Astacio, 46, a union organizer with the Service Employees International Union from New York City, is likewise committed to seeing a new president, and felt her time was best spent in a swing state.

"I left my family for four weeks to come here. I'm here to push Bush out the door in 2004," Astacio said. "New York will probably go to Kerry so they sent me to an important place."

The issues weighing on Astacio's mind were many, including the war in Iraq, education, and health care.

"Lots of people say they like Kerry, and some say they want Bush. I say I want a change," she said.

During about three hours of knocking on doors Sunday, the pair came across about 10 people who said they had either already voted, soon would, or weren't registered.

They also ran into two pairs of college students from Loyola Marymount University in Los Angeles, who were in Las Vegas to help go door-to-door for the Kerry campaign. The candidate's campaigns and groups like ACT are barred from coordinating their efforts.

"Because in California all you can do is vote, we want to make a difference in a state in play," said Adrienne Tygenhof, 20, the president of the College Democrats at the school.

Bush supporters who answered their doors for Astacio and Perrah-Lewis got a quick "thank you" and little else, while the others were thanked, and if they hadn't voted, asked if they might need a ride to the polls.

Marietta Williams, 69, cast her ballot early last week, but her husband had not.

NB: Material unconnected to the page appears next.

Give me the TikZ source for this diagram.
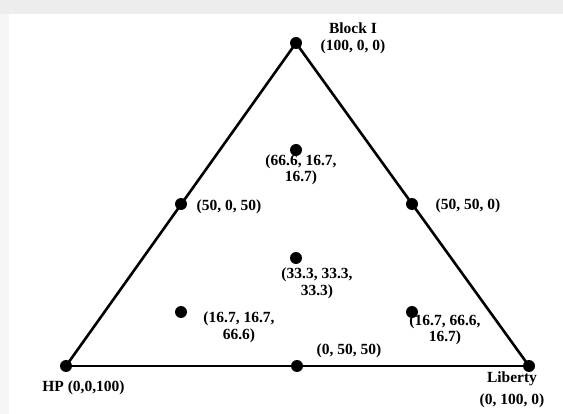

Williams promised to have her husband cast his soon, and he can also likely expect at least a phone call within the next few days from an ACT representative to see if he has.

As Perrah-Lewis explained, the group won't leave you alone until you vote.

Williams was visited by both the ACT and Kerry supporters Sunday. But she said the added attention doesn't bother her.

"Every four years they come, that's all."